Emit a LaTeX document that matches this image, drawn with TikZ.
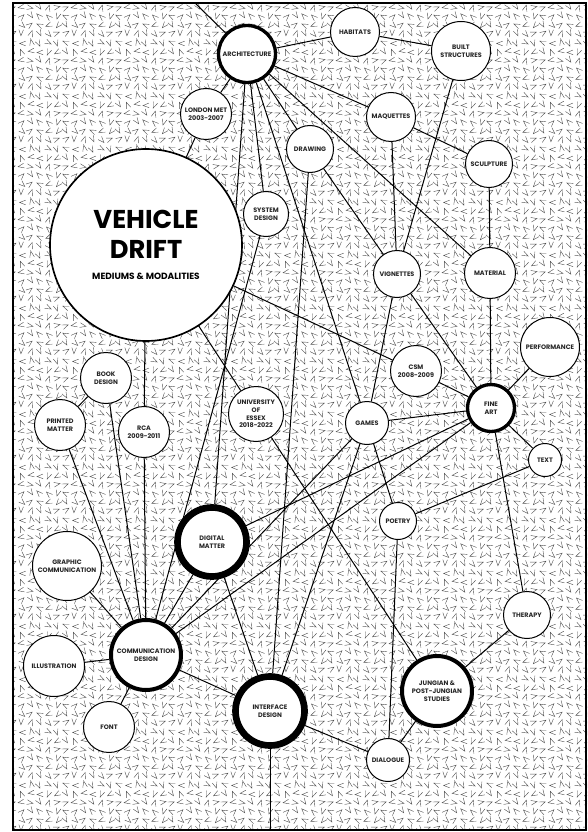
\documentclass[tikz,border=0pt]{standalone}
\usepackage{fontspec}
\setmainfont{Poppins}
\usetikzlibrary{patterns}
\pgfdeclarelayer{back}
\pgfdeclarelayer{edges}
\pgfsetlayers{back,edges,main}
\newcommand\bubfont{\fontsize{5.5}{6.6}\selectfont\bfseries}

\pgfdeclarepatternformonly{chevrons}{\pgfpointorigin}{\pgfpoint{45pt}{45pt}}{\pgfpoint{45pt}{45pt}}{%
  \pgfsetlinewidth{0.35pt}%
  \pgfmathsetseed{11}%
  \foreach \i in {0,...,5}{\foreach \j in {0,...,5}{%
    \pgfmathrandominteger{\ang}{0}{359}%
    \pgfmathrandominteger{\dx}{0}{16}%
    \pgfmathrandominteger{\dy}{0}{16}%
    \pgfmathsetmacro{\px}{\i*7.5+2.95+\dx*0.1}%
    \pgfmathsetmacro{\py}{\j*7.5+2.95+\dy*0.1}%
    \begin{pgfscope}%
    \pgftransformshift{\pgfpoint{\px pt}{\py pt}}%
    \pgftransformrotate{\ang}%
    \pgfpathmoveto{\pgfpoint{-2pt}{2.6pt}}%
    \pgfpathlineto{\pgfpoint{0pt}{-2.6pt}}%
    \pgfpathlineto{\pgfpoint{2pt}{2.6pt}}%
    \pgfusepath{stroke}%
    \end{pgfscope}}}%
}

\begin{document}
\begin{tikzpicture}[x=0.3mm,y=-0.3mm,
  bub/.style={circle,draw,fill=white,line width=0.3mm,inner sep=0pt,
    minimum size=#1*0.3mm,align=center,font=\bubfont,text=black!85},
  ring/.style={line width=1mm},
  hub/.style={line width=1.2mm},
  core/.style={line width=2mm},
  link/.style={line width=0.3mm}]
\useasboundingbox (0,0) rectangle (587,832);
\begin{pgfonlayer}{back}
  \fill[pattern=chevrons,pattern color=black!70] (13,3) rectangle (587,830);
  \draw[line width=0.6mm] (13,3) rectangle (586,830);
\end{pgfonlayer}

  \node[bub=57,ring] (arch) at (247,54) {ARCHITECTURE};
  \node[bub=49] (hab) at (355,32) {HABITATS};
  \node[bub=59] (built) at (461,51) {BUILT\\STRUCTURES};
  \node[bub=51] (lmet) at (206,114) {LONDON MET\\2003-2007};
  \node[bub=49] (maq) at (391,117) {MAQUETTES};
  \node[bub=47] (draw) at (310,149) {DRAWING};
  \node[bub=47] (sculp) at (489,164) {SCULPTURE};
  \node[bub=192,line width=0.5mm,font={\fontsize{22}{25.6}\selectfont\bfseries},text=black]
    (vd) at (146,245)
    {VEHICLE\\DRIFT\\[-2.5mm]{\fontsize{7.7}{9}\selectfont MEDIUMS \& MODALITIES}};
  \node[bub=45] (sysd) at (266,214) {SYSTEM\\DESIGN};
  \node[bub=47] (vign) at (397,274) {VIGNETTES};
  \node[bub=51] (mat) at (490,273) {MATERIAL};
  \node[bub=59] (perf) at (550,347) {PERFORMANCE};
  \node[bub=51] (csm) at (416,371) {CSM\\2008-2009};
  \node[bub=47,ring] (fa) at (491,408) {FINE\\ART};
  \node[bub=43] (games) at (367,423) {GAMES};
  \node[bub=33] (text) at (545,460) {TEXT};
  \node[bub=37] (poetry) at (398,521) {POETRY};
  \node[bub=51] (book) at (106,378) {BOOK\\DESIGN};
  \node[bub=51] (pm) at (60,425) {PRINTED\\MATTER};
  \node[bub=51] (rca) at (144,432) {RCA\\2009-2011};
  \node[bub=55] (uoe) at (256,414) {UNIVERSITY\\OF\\ESSEX\\2018-2022};
  \node[bub=69,core] (dm) at (212,542) {DIGITAL\\MATTER};
  \node[bub=69] (gc) at (67,566) {GRAPHIC\\COMMUNICATION};
  \node[bub=70,hub] (cd) at (146,655) {COMMUNICATION\\DESIGN};
  \node[bub=61] (ill) at (54,666) {ILLUSTRATION};
  \node[bub=51] (font) at (109,727) {FONT};
  \node[bub=69,core] (idsg) at (270,711) {INTERFACE\\DESIGN};
  \node[bub=70,hub] (jung) at (437,691) {JUNGIAN \&\\POST-JUNGIAN\\STUDIES};
  \node[bub=47] (ther) at (527,615) {THERAPY};
  \node[bub=43] (dia) at (388,760) {DIALOGUE};
  \coordinate (topend) at (195,3);
  \coordinate (botend) at (270,830);

\begin{pgfonlayer}{edges}
  \draw[link] (arch) -- (topend);
  \draw[link] (arch) -- (hab);
  \draw[link] (hab) -- (built);
  \draw[link] (arch) -- (lmet);
  \draw[link] (lmet) -- (vd);
  \draw[link] (arch) -- (maq);
  \draw[link] (arch) -- (draw);
  \draw[link] (arch) -- (mat);
  \draw[link] (arch) -- (sysd);
  \draw[link] (arch) -- (dm);
  \draw[link] (arch) -- (games);
  \draw[link] (maq) -- (sculp);
  \draw[link] (maq) -- (vign);
  \draw[link] (built) -- (vign);
  \draw[link] (draw) -- (vign);
  \draw[link] (draw) -- (idsg);
  \draw[link] (sculp) -- (mat);
  \draw[link] (mat) -- (fa);
  \draw[link] (vign) -- (games);
  \draw[link] (vign) -- (fa);
  \draw[link] (vd) -- (csm);
  \draw[link] (vd) -- (uoe);
  \draw[link] (vd) -- (rca);
  \draw[link] (csm) -- (fa);
  \draw[link] (perf) -- (fa);
  \draw[link] (fa) -- (text);
  \draw[link] (fa) -- (games);
  \draw[link] (fa) -- (ther);
  \draw[link] (fa) -- (dm);
  \draw[link] (fa) -- (cd);
  \draw[link] (games) -- (poetry);
  \draw[link] (games) -- (idsg);
  \draw[link] (games) -- (cd);
  \draw[link] (poetry) -- (text);
  \draw[link] (poetry) -- (dia);
  \draw[link] (book) -- (pm);
  \draw[link] (book) -- (cd);
  \draw[link] (pm) -- (cd);
  \draw[link] (rca) -- (cd);
  \draw[link] (gc) -- (cd);
  \draw[link] (ill) -- (cd);
  \draw[link] (font) -- (cd);
  \draw[link] (sysd) -- (cd);
  \draw[link] (dm) -- (cd);
  \draw[link] (dm) -- (idsg);
  \draw[link] (cd) -- (idsg);
  \draw[link] (uoe) -- (jung);
  \draw[link] (jung) -- (ther);
  \draw[link] (jung) -- (dia);
  \draw[link] (idsg) -- (dia);
  \draw[link] (idsg) -- (botend);
\end{pgfonlayer}
\end{tikzpicture}
\end{document}
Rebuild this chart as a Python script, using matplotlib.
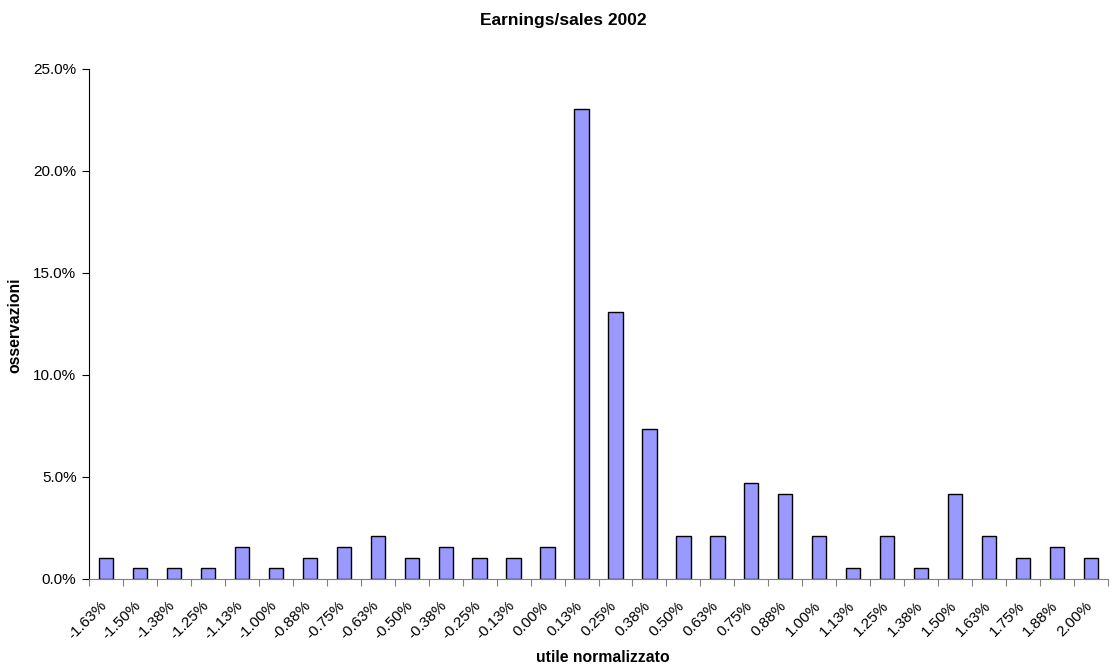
import numpy as np
import matplotlib
matplotlib.use("Agg")
from matplotlib import pyplot as plt
from matplotlib.ticker import FuncFormatter
from matplotlib.transforms import ScaledTranslation

plt.rcParams['font.family'] = ['Liberation Sans', 'DejaVu Sans']

### categories (normalized earnings) and share of observations (%)
categories = ["-1.63%", "-1.50%", "-1.38%", "-1.25%", "-1.13%", "-1.00%", "-0.88%", "-0.75%",
              "-0.63%", "-0.50%", "-0.38%", "-0.25%", "-0.13%", "0.00%", "0.13%", "0.25%",
              "0.38%", "0.50%", "0.63%", "0.75%", "0.88%", "1.00%", "1.13%", "1.25%",
              "1.38%", "1.50%", "1.63%", "1.75%", "1.88%", "2.00%"]
observations = [1.05, 0.52, 0.52, 0.52, 1.57, 0.52, 1.05, 1.57,
                2.09, 1.05, 1.57, 1.05, 1.05, 1.57, 23.04, 13.09,
                7.33, 2.09, 2.09, 4.71, 4.19, 2.09, 0.52, 2.09,
                0.52, 4.19, 2.09, 1.05, 1.57, 1.05]

fig = plt.figure(figsize=(11.16, 6.68), dpi=100)
ax = fig.add_axes([89 / 1116, 1 - 579 / 668, (1108 - 89) / 1116, (579 - 69) / 668])

x = np.arange(len(categories))
ax.bar(x, observations, width=0.42, color="#9999FF", edgecolor="black", linewidth=1.0)

ax.set_xlim(-0.5, len(categories) - 0.5)
ax.set_ylim(0, 25)
ax.set_yticks(np.arange(0, 26, 5))
ax.yaxis.set_major_formatter(FuncFormatter(lambda v, p: f"{v:.1f}%"))

### ticks between categories, labels at the centres
ax.set_xticks(np.arange(len(categories) + 1) - 0.5)
ax.set_xticklabels([])
ax.set_xticks(x, minor=True)
ax.set_xticklabels(categories, minor=True, rotation=45, ha="right",
                   rotation_mode="anchor", fontsize=11)
ax.tick_params(axis="x", which="minor", length=0, pad=14)
ax.tick_params(axis="x", which="major", direction="out", length=5, color="#808080")
ax.tick_params(axis="y", direction="out", length=5, labelsize=11, pad=4)

shift = ScaledTranslation(-6 / 100, 0, fig.dpi_scale_trans)
for lbl in ax.get_xticklabels(minor=True):
    lbl.set_transform(lbl.get_transform() + shift)

for side in ["top", "right"]:
    ax.spines[side].set_visible(False)
ax.spines["bottom"].set_color("#808080")
ax.spines["left"].set_color("black")

fig.text(0.505, 1 - 21 / 668, "Earnings/sales 2002", ha="center", va="center",
         fontsize=12.5, fontweight="bold")
fig.text(603 / 1116, 1 - 657 / 668, "utile normalizzato", ha="center", va="center",
         fontsize=11.3, fontweight="bold")
fig.text(15 / 1116, 1 - 325 / 668, "osservazioni", ha="center", va="center",
         rotation=90, fontsize=11.3, fontweight="bold")

plt.savefig("out.png", dpi=100)
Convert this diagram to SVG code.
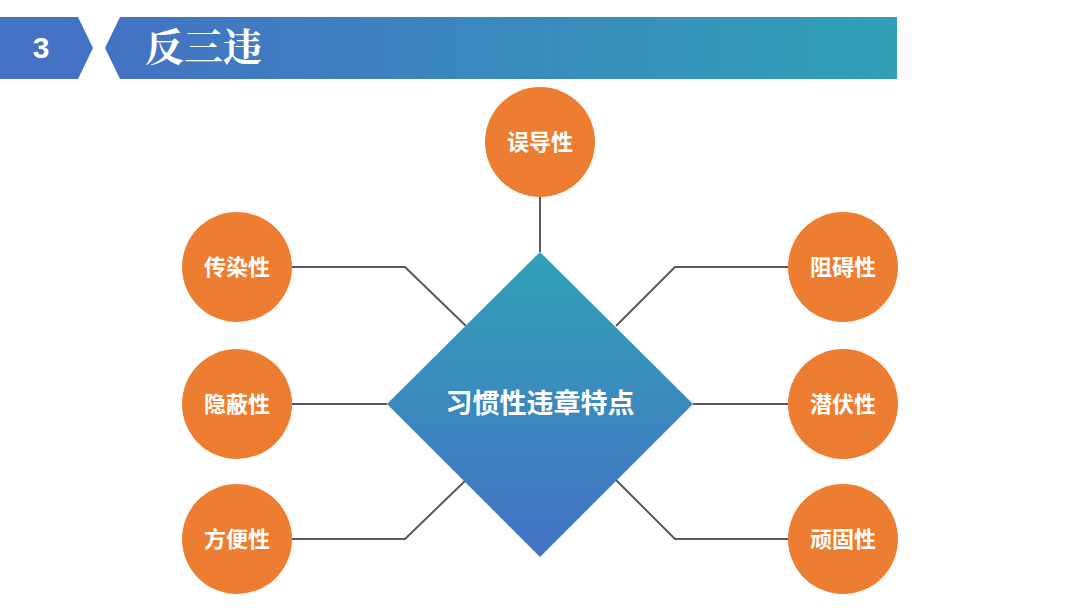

-*-*-

**Your instructions:** What's needed is an exact copy of the lines above from the one with "Rebuild this chart" through the one with "plt.rcParams['font.family'] = ['Liberation", both included; the pictures stay out.

**Expected answer:**
Rebuild this chart as a Python script, using matplotlib.
import numpy as np
import matplotlib
matplotlib.use("Agg")
from matplotlib import pyplot as plt
from matplotlib.ticker import FuncFormatter
from matplotlib.transforms import ScaledTranslation

plt.rcParams['font.family'] = ['Liberation Sans', 'DejaVu Sans']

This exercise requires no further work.